Recently (yesterday) I convinced Cheryl to go to a chair yoga class. I thought it would be good for her. In my sometimes helicopter care partner mode it seemed to me that I might be able to find something for her to go to most everyday at PCF. She often wants to get different things that she uses in class so that she can do the exercises at home. But lately she does nothing at home that looks like exercise. There is nothing unique in that, many people to not.
Today when I talked to her about going to class she said, I don’t want to do that. I have a hard time knowing my right from my left. I have problems with a similar thing I said. I always have to say the alphabet jingle in my head. Elemenopee… I thought about what I said suddenly. Why was it necessary to make it about me?
She went on to say that all that reaching and stretching was hard. Somewhere in her conversation I realized she thought I was taking her to chair yoga. I spent another ten minutes or so convincing her that this class was one that she had been taking all along. It was not a new class. I realized that I was rushing her into trying new things to exercise her body (tired with PD).
Apathy and lack of interest to try new things or finish things once started is common in PD sufferers. I found myself reading about Apathy in Parkinson’s patients while she was exercising at PCF this afternoon. The internet of all knowledge directed me to Michael J. Fox; the APDA site; the Parkinson Foundation and others. All say approximately the same thing.

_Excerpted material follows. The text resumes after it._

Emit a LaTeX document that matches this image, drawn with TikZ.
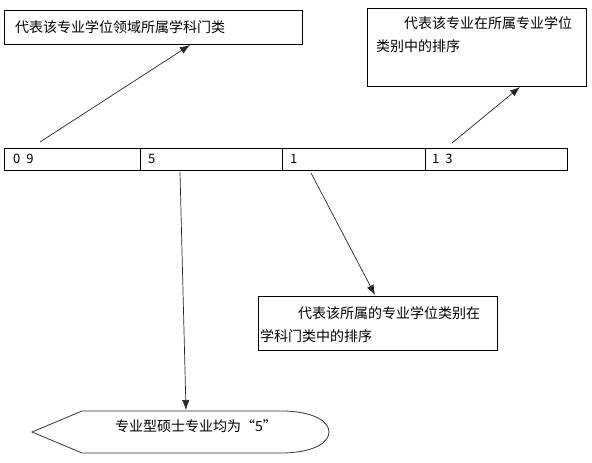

Apathy describes a lack of interest, enthusiasm or motivation. It interferes with the effective management of Parkinson’s disease (PD) symptoms, since apathetic people are less inclined to do things like exercise and follow their medication schedules. …
Apathy can be frustrating for people with PD, caregivers and loved ones. Understanding apathy as a symptom of PD and finding ways to cope with it are key to ensuring a good quality of life and for maintaining good relationships with caregivers, family and friends.
Currently, there are no proven effective treatments for apathy — no pills or special therapies — but structured activities and opportunities for socialization are a useful approach. A regular routine, continuing to socialize and exercise even if you don’t’ feel like it…from the Parkinson Foundation website
As I was reading along various sites, Cheryl was exercising three feet away. Same things are easier to get her to do. By that I mean things that she is familiar with, things she has done before. And as I watch her do the exercises she changes. Her motion becomes more fluid and steady. She does not quit. She pushes herself. And tears come me. What’s up with the emotional response in me? What a pain PD can be to people close by. Once she gets started all can be well. As class moves on she is an enthusiastic participant. I am merely an observer and not someone to argue with. (smiley face with tears)
More … My own thoughts … Usually when I write one of these messages to myself I struggle with what point I am trying to make. Not so here. It is easy to drift into making something about yourself. I believe that it is a natural act. To understand some thing, some idea, some opinion, some action of others we relate it to some local knowledge we already have. Educators call it scaffolding.
What happens when one has no similar knowledge? It can be made up out of whole cloth. It is natural. We, at least many of us, want to empathize with the other person’s unsatisfactory experience.
A life lesson, I suppose. Maybe an AHA moment appeared for me. Try to stop making it all about myself and still empathize with Cheryl. Or, at least, do not vocalize it to her.